I fought Draft2Digital and won!

In keeping with my plan to post on my experiences as I publish and learn to market a new book (after too long!), I’m sharing my recent experiences with the kind of basic stuff I’m sure most folks don’t need to be told about. But maybe somebody out there will understand the learning curves involved and will either find my struggles familiar or will point me in the right direction as I take many wrong turns.

SEO for writers

I realized at long last that if I was going to start a newsletter, which I am assured I must do, I needed to be able to upload digital files, that is, epubs and mobis as well as the standard pdfs. A little bit of exploration suggested to me that a basic Draft2Digital account would allow me to convert my Word files into these formats.

Yes, I found I could download files from Smashwords, but when I did so, they opened in an iBooks folder that did not allow me to upload the latest version. Moreover, I wanted the Amazon files as well as the Smashwords files. Creating and downloading the D2D files to a dedicated folder, where I could verify the dates and versions, seemed like a good idea.

(Here’s where I suspect experts know how to move files to my desktop from the iBooks program that opens them.)

Books as stairs to publishing success

As I began work on uploading my Word text to D2D, I confirmed what I had already begun to expect from working on my paperback interior for my new book: templates promise easy formatting—IF you can stop them from wrestling you to the mat and beating all hope out of you!

Okay, hyperbole. But what I discovered was that the only way to make a D2D template work on the first or hopefully at least the second try is to strip all that fancy formatting you did in hopes of making your book look as if it has been traditionally published rather than a homemade little orphan.

Following the instructions exactly is a start. I had set up my TOC using bookmarks and anchors, but unfortunately, I hadn’t bookmarked the chapter titles (Chapter 1, etc.) but rather first words of chapters. D2D read my first paragraphs as chapter titles and converted them all to Heading 1 font. Grim.

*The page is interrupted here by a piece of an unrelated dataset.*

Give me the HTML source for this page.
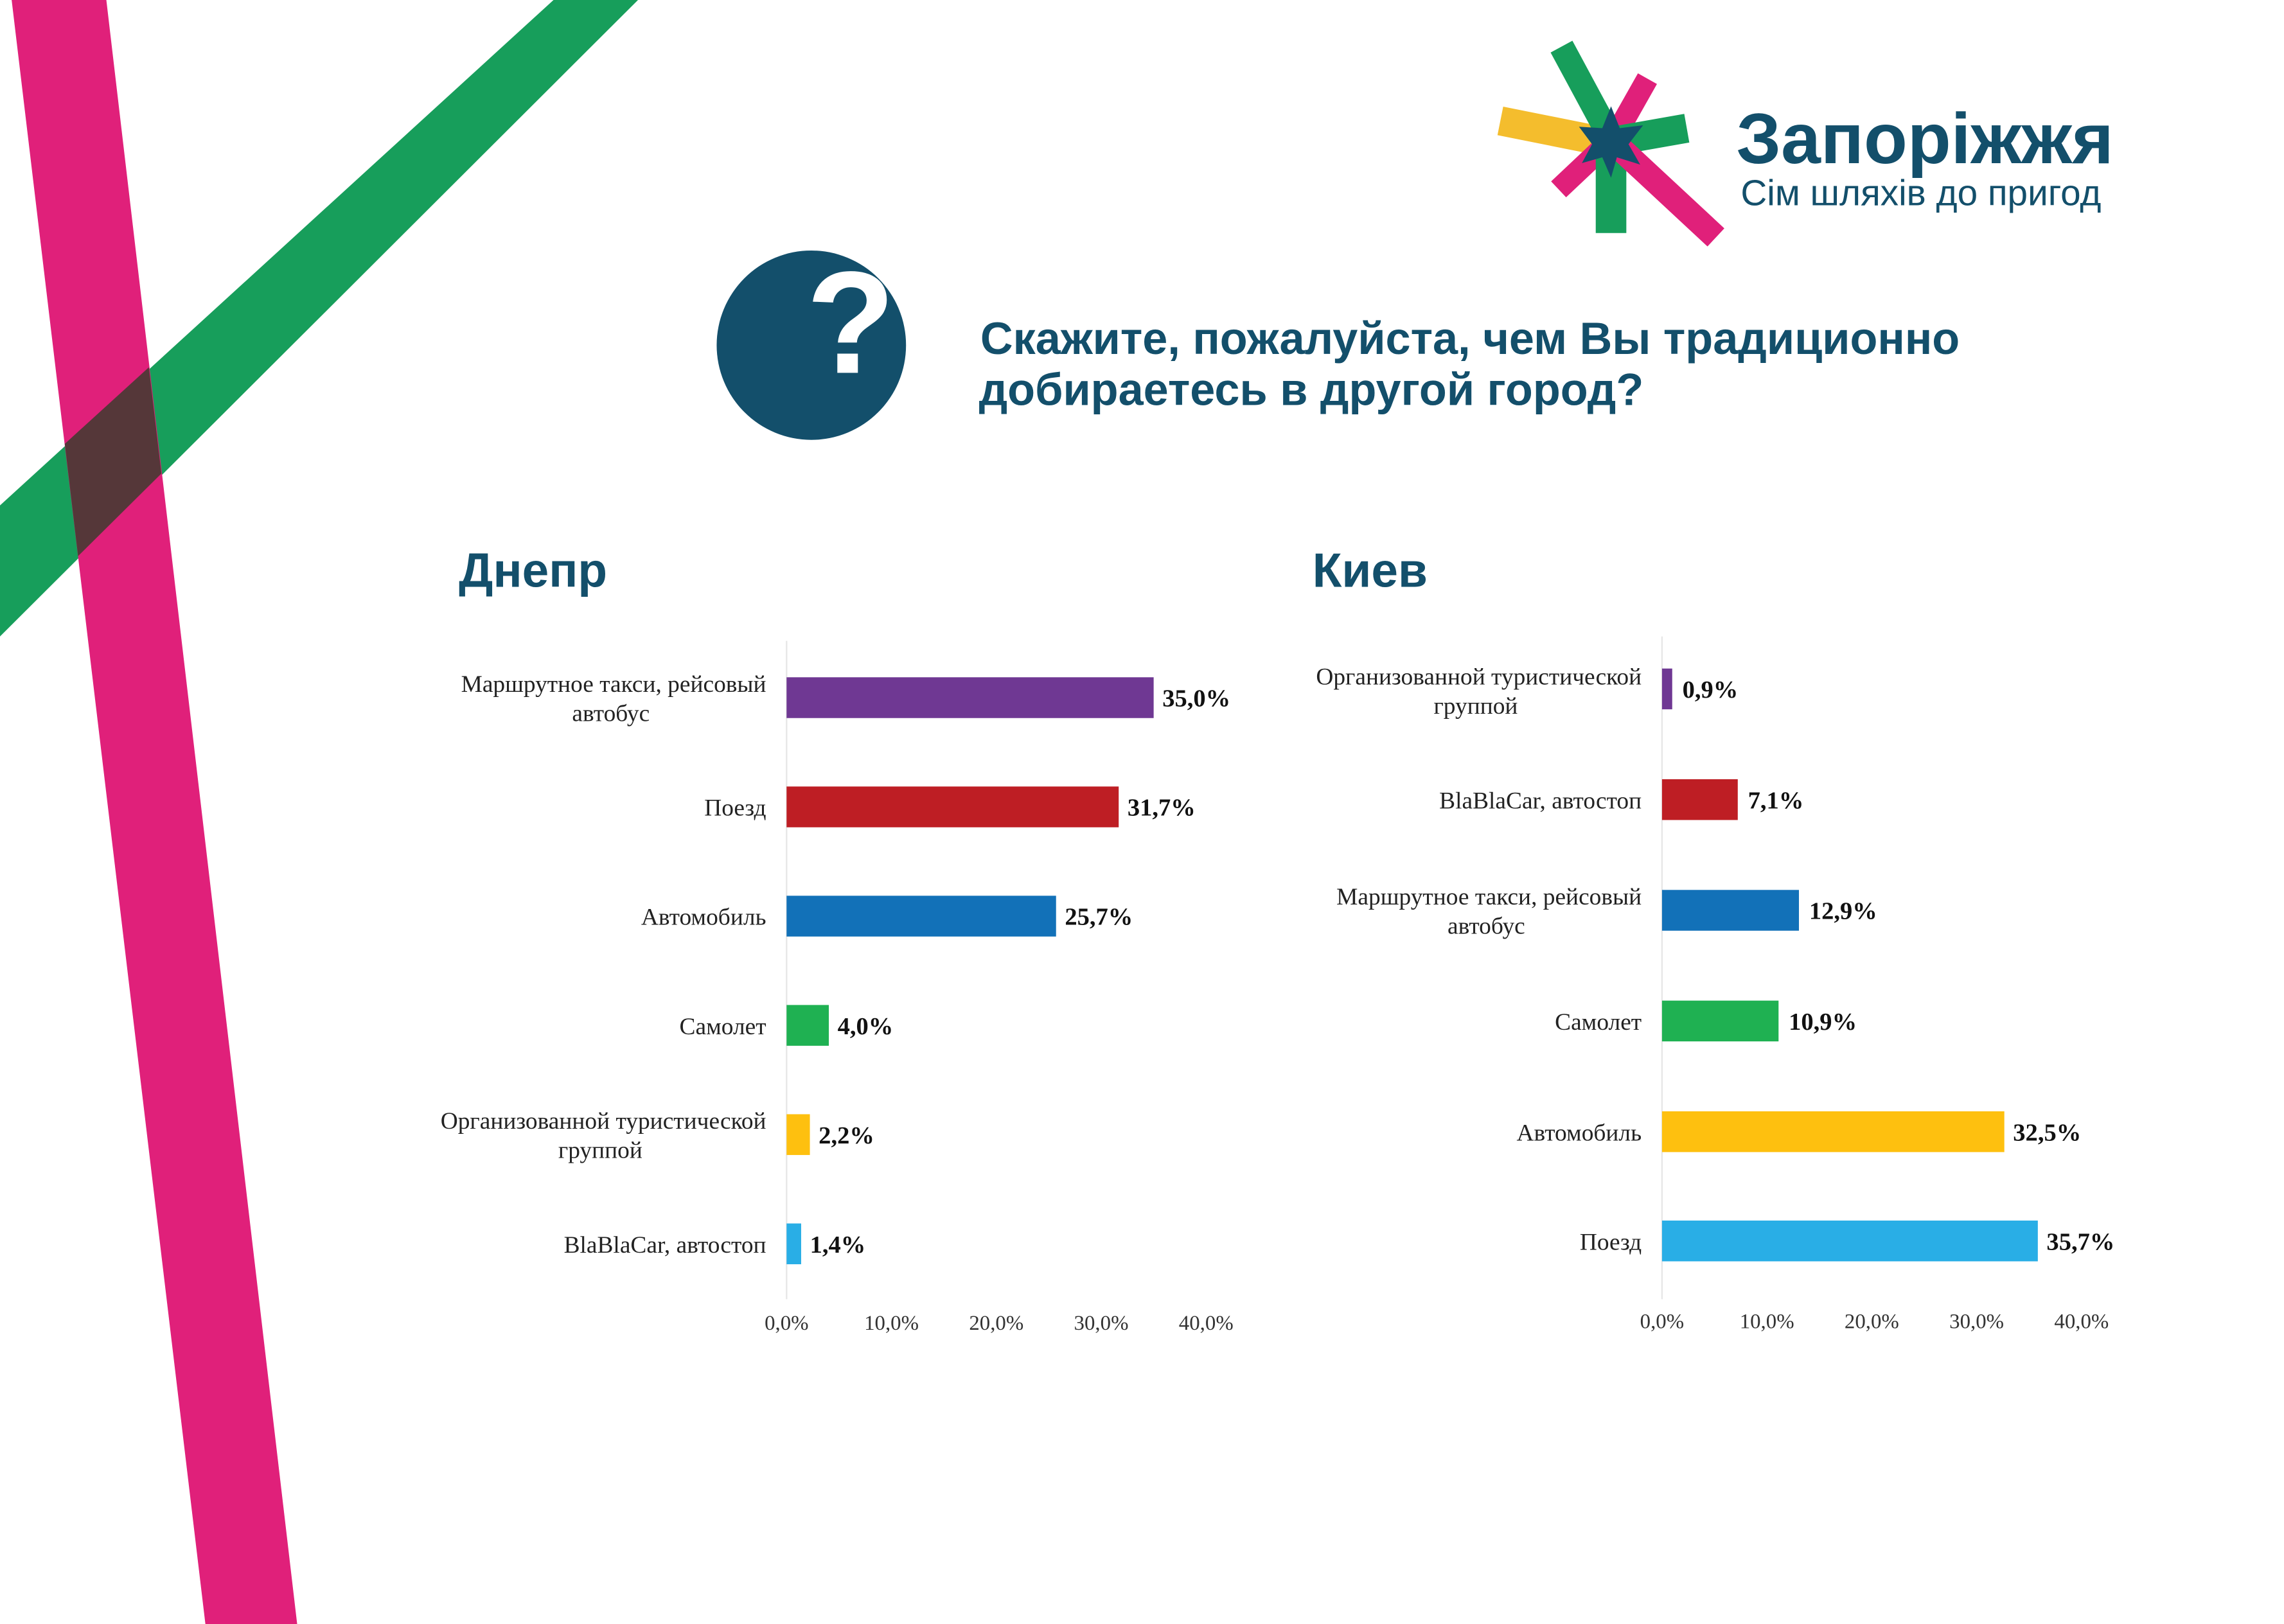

I learned about this mistake by emailing for help. The great news is that the help came almost immediately in a detailed and sympathetic response email. Rather than rebookmark and reanchor 44 chapters plus an epilogue, I converted all chapter titles to Heading 1 as suggested. However, my work at customizing the Heading 1 style—for example, to all-caps—was wasted. The D2D template made the font decisions for me, in the process introducing formatting errors in the TOC that took me six uploads to correct.

Equally maddening was that D2D can’t recognize such frivolity as “small caps.” Formatting first lines in first-chapter paragraphs in small caps created leading changes in those first paragraphs. Only plain old Normal with a first-line indent led to a clean upload.

I had already discovered that the little graphics I had tried to insert in an earlier version had to be positioned just so to function the way I envisioned. After two full days of struggling with my new upload, I gave up on the images I had wanted to insert at the beginning of each chapter. By that time, all I wanted was the plain-Jane file. My end-of-book graphics linking to my other books, I am glad to say, did load correctly and do work as I planned.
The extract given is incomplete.